(Some records)

┌────────

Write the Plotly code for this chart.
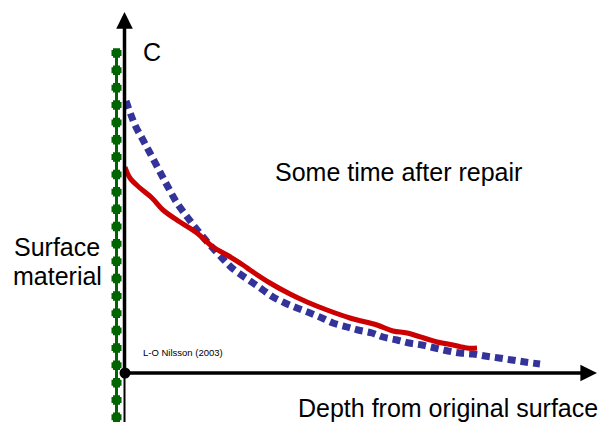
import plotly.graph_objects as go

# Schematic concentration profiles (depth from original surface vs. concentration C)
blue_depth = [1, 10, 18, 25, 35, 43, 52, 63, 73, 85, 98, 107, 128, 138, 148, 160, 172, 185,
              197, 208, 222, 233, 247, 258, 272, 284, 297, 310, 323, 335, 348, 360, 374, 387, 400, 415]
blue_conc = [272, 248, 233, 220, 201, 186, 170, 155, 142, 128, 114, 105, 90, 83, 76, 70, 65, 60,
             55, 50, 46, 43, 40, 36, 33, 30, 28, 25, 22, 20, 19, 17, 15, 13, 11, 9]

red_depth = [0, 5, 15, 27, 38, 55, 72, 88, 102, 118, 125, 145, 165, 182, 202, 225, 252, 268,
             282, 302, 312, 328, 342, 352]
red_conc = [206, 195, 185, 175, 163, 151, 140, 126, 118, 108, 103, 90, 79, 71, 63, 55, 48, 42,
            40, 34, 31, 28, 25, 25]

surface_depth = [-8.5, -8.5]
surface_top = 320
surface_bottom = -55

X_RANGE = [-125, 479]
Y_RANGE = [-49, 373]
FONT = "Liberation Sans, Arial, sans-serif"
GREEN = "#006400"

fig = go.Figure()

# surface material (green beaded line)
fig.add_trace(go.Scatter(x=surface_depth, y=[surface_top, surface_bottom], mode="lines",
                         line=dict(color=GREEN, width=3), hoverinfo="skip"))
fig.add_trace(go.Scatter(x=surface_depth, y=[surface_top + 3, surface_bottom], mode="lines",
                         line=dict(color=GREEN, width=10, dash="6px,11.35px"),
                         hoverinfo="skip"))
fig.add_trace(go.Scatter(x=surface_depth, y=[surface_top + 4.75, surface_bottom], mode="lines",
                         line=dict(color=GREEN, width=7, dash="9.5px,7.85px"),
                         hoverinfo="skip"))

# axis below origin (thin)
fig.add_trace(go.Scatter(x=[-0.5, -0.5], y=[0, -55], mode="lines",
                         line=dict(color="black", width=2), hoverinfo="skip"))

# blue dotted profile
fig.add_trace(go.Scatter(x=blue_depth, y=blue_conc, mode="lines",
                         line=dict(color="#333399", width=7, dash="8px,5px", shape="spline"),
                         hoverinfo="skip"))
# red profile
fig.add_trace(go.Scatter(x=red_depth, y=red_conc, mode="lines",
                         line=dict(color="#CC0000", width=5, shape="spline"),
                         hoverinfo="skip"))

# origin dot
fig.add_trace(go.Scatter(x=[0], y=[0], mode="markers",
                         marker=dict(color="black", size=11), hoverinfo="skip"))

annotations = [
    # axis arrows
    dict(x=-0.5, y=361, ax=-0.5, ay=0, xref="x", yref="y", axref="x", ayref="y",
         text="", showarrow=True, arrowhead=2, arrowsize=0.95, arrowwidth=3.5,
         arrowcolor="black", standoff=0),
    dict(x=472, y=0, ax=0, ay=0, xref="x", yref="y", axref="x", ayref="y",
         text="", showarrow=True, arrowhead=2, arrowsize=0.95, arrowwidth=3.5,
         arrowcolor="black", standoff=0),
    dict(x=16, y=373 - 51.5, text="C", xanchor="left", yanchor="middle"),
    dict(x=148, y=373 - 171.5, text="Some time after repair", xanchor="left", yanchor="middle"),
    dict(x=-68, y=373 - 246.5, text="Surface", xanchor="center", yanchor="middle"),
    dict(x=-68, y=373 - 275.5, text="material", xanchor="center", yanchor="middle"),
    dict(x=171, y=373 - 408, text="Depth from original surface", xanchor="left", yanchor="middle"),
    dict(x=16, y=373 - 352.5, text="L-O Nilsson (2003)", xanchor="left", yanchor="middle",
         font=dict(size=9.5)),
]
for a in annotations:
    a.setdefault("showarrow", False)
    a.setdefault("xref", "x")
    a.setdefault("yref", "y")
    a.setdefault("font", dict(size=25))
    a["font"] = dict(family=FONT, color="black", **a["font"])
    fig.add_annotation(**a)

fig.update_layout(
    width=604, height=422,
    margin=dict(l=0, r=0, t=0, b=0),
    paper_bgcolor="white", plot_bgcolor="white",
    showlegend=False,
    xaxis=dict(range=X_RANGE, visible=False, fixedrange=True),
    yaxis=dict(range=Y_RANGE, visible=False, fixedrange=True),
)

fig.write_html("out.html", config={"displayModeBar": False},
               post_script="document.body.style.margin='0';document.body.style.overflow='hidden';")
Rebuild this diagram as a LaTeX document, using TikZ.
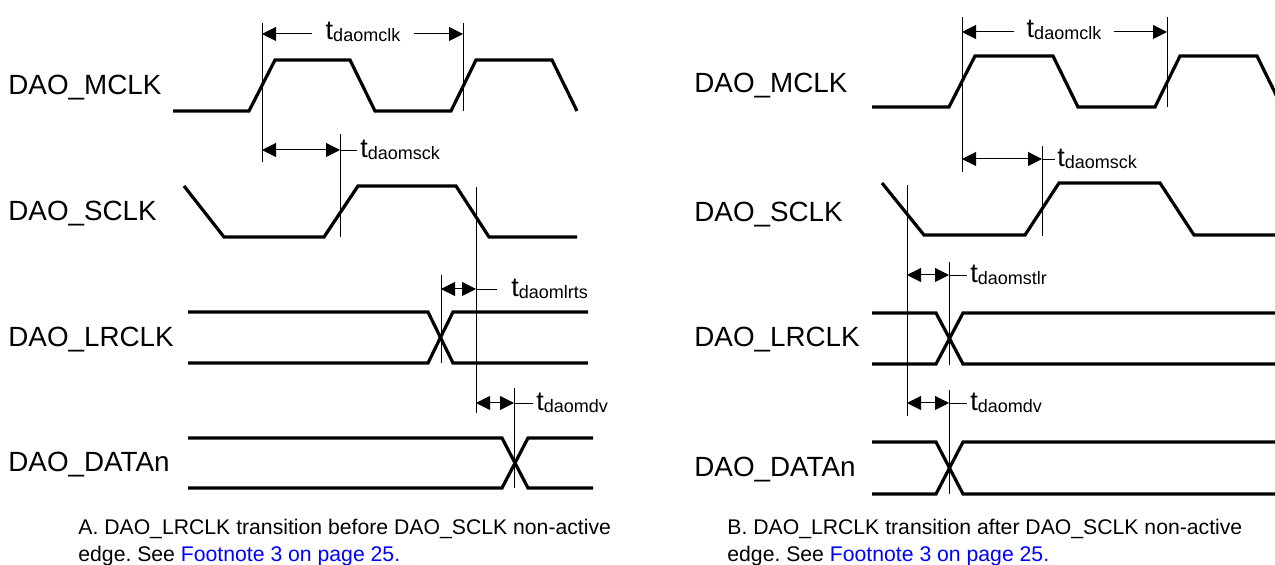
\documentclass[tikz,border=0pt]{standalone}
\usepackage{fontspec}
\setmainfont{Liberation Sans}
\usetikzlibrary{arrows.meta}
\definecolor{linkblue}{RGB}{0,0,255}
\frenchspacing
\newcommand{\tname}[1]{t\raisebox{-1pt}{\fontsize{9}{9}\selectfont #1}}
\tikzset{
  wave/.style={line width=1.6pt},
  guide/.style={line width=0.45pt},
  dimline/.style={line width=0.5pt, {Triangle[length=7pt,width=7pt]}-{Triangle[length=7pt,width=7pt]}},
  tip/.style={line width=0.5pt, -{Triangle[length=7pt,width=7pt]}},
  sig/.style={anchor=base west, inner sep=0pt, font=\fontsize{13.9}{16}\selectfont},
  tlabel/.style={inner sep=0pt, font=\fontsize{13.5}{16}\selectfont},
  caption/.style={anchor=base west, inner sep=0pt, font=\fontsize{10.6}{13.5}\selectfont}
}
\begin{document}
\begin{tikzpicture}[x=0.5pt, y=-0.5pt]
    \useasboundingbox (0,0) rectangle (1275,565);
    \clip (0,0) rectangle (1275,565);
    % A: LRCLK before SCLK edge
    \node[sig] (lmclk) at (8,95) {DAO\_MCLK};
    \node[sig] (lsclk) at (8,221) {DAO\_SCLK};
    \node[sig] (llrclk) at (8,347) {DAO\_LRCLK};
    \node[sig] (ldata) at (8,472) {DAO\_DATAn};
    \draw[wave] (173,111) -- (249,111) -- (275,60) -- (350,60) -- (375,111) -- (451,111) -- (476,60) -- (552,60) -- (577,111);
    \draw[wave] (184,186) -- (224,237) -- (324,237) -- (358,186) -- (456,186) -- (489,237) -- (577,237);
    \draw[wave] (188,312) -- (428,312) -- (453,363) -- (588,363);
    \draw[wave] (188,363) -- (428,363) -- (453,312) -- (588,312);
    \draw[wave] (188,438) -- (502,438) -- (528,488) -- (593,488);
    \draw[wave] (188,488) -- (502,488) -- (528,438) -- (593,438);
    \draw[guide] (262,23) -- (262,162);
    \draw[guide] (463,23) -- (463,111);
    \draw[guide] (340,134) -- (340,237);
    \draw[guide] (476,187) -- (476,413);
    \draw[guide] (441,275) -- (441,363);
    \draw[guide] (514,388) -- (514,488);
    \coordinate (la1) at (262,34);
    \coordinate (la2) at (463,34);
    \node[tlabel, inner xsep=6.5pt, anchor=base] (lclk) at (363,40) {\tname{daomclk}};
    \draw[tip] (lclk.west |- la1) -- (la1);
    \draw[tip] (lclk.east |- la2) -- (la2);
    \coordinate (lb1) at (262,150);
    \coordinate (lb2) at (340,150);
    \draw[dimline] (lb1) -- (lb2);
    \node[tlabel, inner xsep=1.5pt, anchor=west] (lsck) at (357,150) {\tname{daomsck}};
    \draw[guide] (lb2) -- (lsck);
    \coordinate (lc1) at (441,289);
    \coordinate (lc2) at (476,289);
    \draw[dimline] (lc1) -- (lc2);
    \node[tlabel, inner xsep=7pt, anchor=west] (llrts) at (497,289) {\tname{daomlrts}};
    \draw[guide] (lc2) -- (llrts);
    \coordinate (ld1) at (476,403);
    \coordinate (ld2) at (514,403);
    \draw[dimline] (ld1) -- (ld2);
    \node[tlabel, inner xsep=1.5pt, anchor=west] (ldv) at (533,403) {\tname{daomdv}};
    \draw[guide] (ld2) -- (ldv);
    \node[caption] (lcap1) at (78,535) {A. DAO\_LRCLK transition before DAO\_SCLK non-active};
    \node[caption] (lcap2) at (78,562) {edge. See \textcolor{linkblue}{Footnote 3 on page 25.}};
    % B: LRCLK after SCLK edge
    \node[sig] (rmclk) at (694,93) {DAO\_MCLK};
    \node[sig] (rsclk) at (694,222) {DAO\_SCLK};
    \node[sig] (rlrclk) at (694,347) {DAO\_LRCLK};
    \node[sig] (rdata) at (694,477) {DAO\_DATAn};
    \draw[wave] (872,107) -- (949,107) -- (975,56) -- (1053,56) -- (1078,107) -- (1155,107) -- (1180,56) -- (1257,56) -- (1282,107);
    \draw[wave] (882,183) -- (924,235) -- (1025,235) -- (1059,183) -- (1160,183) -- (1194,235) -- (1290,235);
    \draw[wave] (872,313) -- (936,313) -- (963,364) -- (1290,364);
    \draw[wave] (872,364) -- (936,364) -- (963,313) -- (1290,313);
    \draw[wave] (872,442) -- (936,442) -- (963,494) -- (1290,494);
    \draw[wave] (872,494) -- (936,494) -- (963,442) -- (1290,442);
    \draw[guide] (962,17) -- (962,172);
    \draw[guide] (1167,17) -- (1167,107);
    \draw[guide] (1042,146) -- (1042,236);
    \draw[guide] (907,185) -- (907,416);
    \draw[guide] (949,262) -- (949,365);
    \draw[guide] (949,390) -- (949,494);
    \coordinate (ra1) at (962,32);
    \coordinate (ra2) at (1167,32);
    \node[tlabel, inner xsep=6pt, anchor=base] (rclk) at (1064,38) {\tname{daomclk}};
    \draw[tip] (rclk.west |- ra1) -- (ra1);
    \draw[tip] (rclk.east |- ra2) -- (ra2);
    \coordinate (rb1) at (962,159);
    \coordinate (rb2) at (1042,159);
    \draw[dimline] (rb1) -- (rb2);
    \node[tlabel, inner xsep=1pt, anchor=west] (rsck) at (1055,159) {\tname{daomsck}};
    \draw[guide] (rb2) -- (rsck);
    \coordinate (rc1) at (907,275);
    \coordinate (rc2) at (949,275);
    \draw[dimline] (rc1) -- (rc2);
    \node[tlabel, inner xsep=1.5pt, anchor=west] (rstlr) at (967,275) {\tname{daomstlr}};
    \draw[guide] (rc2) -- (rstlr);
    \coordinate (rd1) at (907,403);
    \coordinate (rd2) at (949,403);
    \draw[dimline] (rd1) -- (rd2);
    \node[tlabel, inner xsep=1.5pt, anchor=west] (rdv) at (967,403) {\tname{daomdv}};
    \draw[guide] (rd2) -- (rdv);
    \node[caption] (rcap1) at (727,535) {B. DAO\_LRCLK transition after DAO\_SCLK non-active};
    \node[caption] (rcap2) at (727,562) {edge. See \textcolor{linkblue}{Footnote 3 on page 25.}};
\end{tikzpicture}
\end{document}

└────────

## THE TASK
Please reproduce the listing exactly from its opening line through the line that contains "fig = go.Figure()", both included, with all pictures omitted.

## EXERCISE ANSWER
Write the Plotly code for this chart.
import plotly.graph_objects as go

# Schematic concentration profiles (depth from original surface vs. concentration C)
blue_depth = [1, 10, 18, 25, 35, 43, 52, 63, 73, 85, 98, 107, 128, 138, 148, 160, 172, 185,
              197, 208, 222, 233, 247, 258, 272, 284, 297, 310, 323, 335, 348, 360, 374, 387, 400, 415]
blue_conc = [272, 248, 233, 220, 201, 186, 170, 155, 142, 128, 114, 105, 90, 83, 76, 70, 65, 60,
             55, 50, 46, 43, 40, 36, 33, 30, 28, 25, 22, 20, 19, 17, 15, 13, 11, 9]

red_depth = [0, 5, 15, 27, 38, 55, 72, 88, 102, 118, 125, 145, 165, 182, 202, 225, 252, 268,
             282, 302, 312, 328, 342, 352]
red_conc = [206, 195, 185, 175, 163, 151, 140, 126, 118, 108, 103, 90, 79, 71, 63, 55, 48, 42,
            40, 34, 31, 28, 25, 25]

surface_depth = [-8.5, -8.5]
surface_top = 320
surface_bottom = -55

X_RANGE = [-125, 479]
Y_RANGE = [-49, 373]
FONT = "Liberation Sans, Arial, sans-serif"
GREEN = "#006400"

fig = go.Figure()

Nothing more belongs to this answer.